Unfortunately, not all companies are learning the right lessons. The YouGov poll was carried out for Working Chance, a charity which aims to secure employment for women with convictions. It is concerned that pushback against DEI could lead to companies scaling back inclusive hiring practices and that this will undermine efforts to get people with criminal records back into work. But when we look at those who came a cropper for challenging DEI during the years of peak woke, it is impossible to find anyone who was disciplined for complaining about companies hiring female ex-convicts.
Few people oppose second chances or rehabilitation. But this was never what woke was about. I’m sure I am not the only one who would far rather share a workplace bathroom with a woman with a criminal record than with a man in a dress. I would rather a woman who has struggled be given an opportunity to work than see her being lectured about white privilege. And I would prefer doors to be opened for female ex-offenders rather than Oxbridge graduates well-versed in identity politics and their own victimhood.
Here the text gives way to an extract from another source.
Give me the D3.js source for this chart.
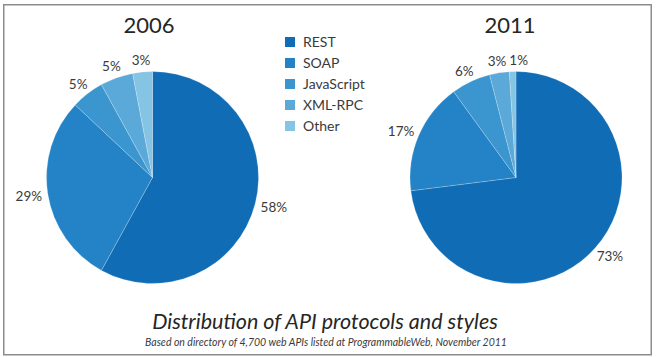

DEI initiatives always focused on currently fashionable groups. Often, this meant middle-class black or brown people, rather than those with physical disabilities. Or men convinced they were women rather than ex-convicts. Or expensively-educated transgender women rather than working-class men. To suggest otherwise, now that the tide is beginning to turn, is simply disingenuous.
Some organisations, it seems, are taking a different lesson from the pushback against DEI. Instead of ditching politicised and divisive initiatives, they are rebranding yesterday’s bad ideas. HR managers now discuss “pivoting away from explicitly using ‘EDI’ language and adopting terms such as ‘engagement’, ‘belonging’ or ‘culture’”. In other words, woke business as usual, but dressed up in new language. Thankfully, the bottom-up challenge to workplace hectoring suggests that HR managers can change words all they like, but DEI will still be rejected.
For too long, the workplace has been tyrannised by the cult of diversity, equity and inclusion. This has been to the detriment of free speech, individual rights and solidarity between colleagues. It is great to see that HR managers are now on the defensive, thanks not just to legal changes and economic pressure, but also to staff resistance.